Scholarly Colloquia and Events

  • 11/3 Passports for Palestine with Amy Weiss (VIRTUAL)

    Join us on 11/3 at 7:00 PM ET for Passports for Palestine: Forged Travel Documents and American Volunteers in Israel's War of Independence with Professor Amy Weiss. Register here: https://uconn-edu.zoom.us/meeting/register/tZUrc-6prDotE9bzwfOJVhhYjwpUpWYFE_7e 

    Approximately 1,100 Americans traveled to Palestine, and later Israel, between 1948 and 1949 to volunteer in the nascent Israel Defense Forces. The Nationality Act of 1940, however, had previously declared that Americans could lose their citizenship if they participated in a foreign military without the permission of the United States government. Given the illegality of joining Machal (the Hebrew acronym for the military unit comprised of “volunteers from abroad”), American Jews and a handful of non-Jews devised various clandestine methods to travel to Israel. An analysis of the legal and extra-legal frameworks used by American machalnikim to enter and exit Israel during the 1948 Arab-Israeli War reveals the significance that travel played in these volunteers’ wartime experiences. It also reflects the tenuousness of the early US-Israel alliance, as the US government opposed participation in an overseas war, but the lack of overall prosecution for those that traveled to Israel suggested a more friendly and diplomatic response.

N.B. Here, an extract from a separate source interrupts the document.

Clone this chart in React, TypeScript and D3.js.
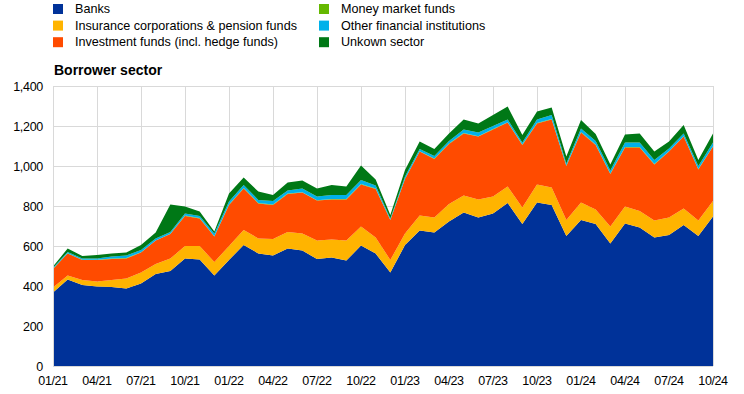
import React, { useEffect, useRef } from 'react';
import * as d3 from 'd3';

const months: string[] = [
  '01/21', '02/21', '03/21', '04/21', '05/21', '06/21', '07/21', '08/21', '09/21', '10/21', '11/21', '12/21',
  '01/22', '02/22', '03/22', '04/22', '05/22', '06/22', '07/22', '08/22', '09/22', '10/22', '11/22', '12/22',
  '01/23', '02/23', '03/23', '04/23', '05/23', '06/23', '07/23', '08/23', '09/23', '10/23', '11/23', '12/23',
  '01/24', '02/24', '03/24', '04/24', '05/24', '06/24', '07/24', '08/24', '09/24', '10/24',
];

const banks: number[] = [
  367, 433, 405, 397, 395, 388, 413, 460, 475, 538, 533, 453,
  530, 605, 563, 552, 587, 577, 535, 542, 527, 602, 562, 467,
  605, 677, 667, 722, 767, 743, 763, 815, 710, 817, 805, 650,
  730, 710, 613, 713, 693, 643, 655, 705, 650, 747,
];
const insurance: number[] = [
  26, 20, 25, 25, 35, 50, 54, 50, 62, 62, 67, 67,
  70, 75, 75, 83, 83, 86, 92, 91, 100, 96, 80, 63,
  58, 75, 76, 88, 86, 90, 84, 82, 83, 91, 87, 80,
  88, 73, 84, 84, 82, 84, 87, 83, 77, 78,
];
const investment: number[] = [
  92, 110, 100, 108, 105, 100, 100, 117, 123, 150, 138, 127,
  205, 208, 175, 170, 190, 204, 200, 200, 206, 210, 243, 200,
  272, 320, 292, 300, 310, 314, 336, 320, 312, 305, 341, 270,
  350, 322, 263, 296, 318, 281, 330, 359, 256, 272,
];
const moneyMarket: number[] = [
  1, 1, 1, 1, 2, 2, 2, 1, 1, 2, 2, 2,
  2, 2, 2, 2, 2, 2, 2, 2, 2, 2, 2, 1,
  1, 2, 2, 2, 2, 2, 2, 2, 2, 2, 2, 2,
  2, 2, 2, 2, 2, 2, 2, 2, 2, 2,
];
const otherFi: number[] = [
  5, 6, 6, 7, 10, 12, 11, 9, 9, 11, 10, 13,
  15, 15, 15, 18, 15, 18, 18, 20, 20, 20, 15, 7,
  11, 11, 13, 13, 18, 18, 15, 14, 10, 18, 20, 11,
  18, 18, 15, 22, 22, 20, 14, 14, 15, 18,
];
const unknown: number[] = [
  7, 17, 13, 17, 16, 16, 25, 30, 138, 34, 22, 10,
  41, 37, 42, 30, 40, 40, 41, 50, 42, 72, 30, 17,
  33, 37, 35, 38, 50, 46, 55, 64, 38, 39, 37, 34,
  42, 35, 31, 41, 46, 42, 34, 42, 30, 46,
];

const seriesNames: string[] = [
  'Banks',
  'Insurance corporations & pension funds',
  'Investment funds (incl. hedge funds)',
  'Money market funds',
  'Other financial institutions',
  'Unkown sector',
];
const colors: string[] = ['#003299', '#ffb400', '#ff4b00', '#65b800', '#00b1ea', '#007816'];
const yTicks: number[] = [0, 200, 400, 600, 800, 1000, 1200, 1400];

const FONT = "Arial, 'Liberation Sans', sans-serif";

const App: React.FC = () => {
  const ref = useRef<SVGSVGElement | null>(null);

  useEffect(() => {
    const el = ref.current;
    if (!el) return;
    const svg = d3.select(el);
    svg.selectAll('*').remove();

    const left = 53;
    const right = 713;
    const top = 86;
    const bottom = 366;

    const x = d3.scaleLinear().domain([0, months.length - 1]).range([left, right]);
    const y = d3.scaleLinear().domain([0, 1400]).range([bottom, top]);

    const rows = months.map((m, i) => ({
      month: m,
      s0: banks[i],
      s1: insurance[i],
      s2: investment[i],
      s3: moneyMarket[i],
      s4: otherFi[i],
      s5: unknown[i],
    }));
    const keys = ['s0', 's1', 's2', 's3', 's4', 's5'];
    const stacked = d3.stack<any>().keys(keys)(rows);

    // grid
    const grid = svg.append('g').attr('stroke', '#d9d9d9').attr('stroke-width', 1);
    yTicks.forEach((t) => {
      grid.append('line')
        .attr('x1', left).attr('x2', right)
        .attr('y1', Math.round(y(t)) + 0.5).attr('y2', Math.round(y(t)) + 0.5);
    });
    months.forEach((_, i) => {
      if (i % 3 !== 0) return;
      grid.append('line')
        .attr('x1', Math.round(x(i)) + 0.5).attr('x2', Math.round(x(i)) + 0.5)
        .attr('y1', top).attr('y2', bottom);
    });

    const area = d3.area<any>()
      .x((_, i) => x(i))
      .y0((d) => y(d[0]))
      .y1((d) => y(d[1]));

    svg.append('g')
      .selectAll('path')
      .data(stacked)
      .enter()
      .append('path')
      .attr('fill', (_, i) => colors[i])
      .attr('d', area as any);

    // axis lines
    svg.append('line')
      .attr('x1', left).attr('x2', right)
      .attr('y1', bottom + 0.5).attr('y2', bottom + 0.5)
      .attr('stroke', '#d9d9d9');
    svg.append('line')
      .attr('x1', left + 0.5).attr('x2', left + 0.5)
      .attr('y1', top).attr('y2', bottom)
      .attr('stroke', '#d9d9d9');

    // y labels
    svg.append('g')
      .selectAll('text')
      .data(yTicks)
      .enter()
      .append('text')
      .attr('x', 43)
      .attr('y', (d) => y(d) + 4.5)
      .attr('text-anchor', 'end')
      .style('font-family', FONT)
      .style('font-size', '12.5px')
      .style('letter-spacing', '-0.3px')
      .attr('fill', '#000')
      .text((d) => d3.format(',')(d));

    // x labels
    svg.append('g')
      .selectAll('text')
      .data(months.filter((_, i) => i % 3 === 0))
      .enter()
      .append('text')
      .attr('x', (_, j) => x(j * 3))
      .attr('y', 385)
      .attr('text-anchor', 'middle')
      .style('font-family', FONT)
      .style('font-size', '12.5px')
      .style('letter-spacing', '-0.4px')
      .attr('fill', '#000')
      .text((d) => d);

    // legend
    const legend = svg.append('g');
    seriesNames.forEach((name, i) => {
      const col = i < 3 ? 0 : 1;
      const row = i % 3;
      const lx = col === 0 ? 53 : 319;
      const ly = 9 + row * 16.6;
      legend.append('rect')
        .attr('x', lx).attr('y', ly - 5)
        .attr('width', 10).attr('height', 10)
        .attr('fill', colors[i]);
      legend.append('text')
        .attr('x', lx + 22).attr('y', ly + 4)
        .style('font-family', FONT)
        .style('font-size', '12.6px')
        .attr('fill', '#000')
        .text(name);
    });

    svg.append('text')
      .attr('x', 54).attr('y', 75)
      .style('font-family', FONT)
      .style('font-size', '14px')
      .style('font-weight', 'bold')
      .attr('fill', '#000')
      .text('Borrower sector');
  }, []);

  return (
    <div style={{ position: 'absolute', left: 0, top: 0 }}>
      <svg ref={ref} width={744} height={394} style={{ display: 'block', background: '#fff' }} />
    </div>
  );
};

export default App;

    Amy Weiss, PhD, joined The Greenberg Center in January 2021, after completing a Thomas and Elissa Ellant Katz Fellowship at the University of Pennsylvania’s Herbert D. Katz Center for Advanced Judaic Studies, where she began working on a book on American Jewish-evangelical relations. Her research and publications focus on the intersections of American Jewish history, Israel Studies, and Jewish-Christian relations, including her current book manuscript on American Jewish-evangelical interfaith relations and the Israeli-Palestinian conflict. Most recently, Amy’s articles have been published in the journals American Jewish History, Holocaust and Genocide Studies, and Israel Studies, and in the edited volumes Teaching the Arab-Israeli Conflict, and Minhagim: Custom and Practice in Jewish Life.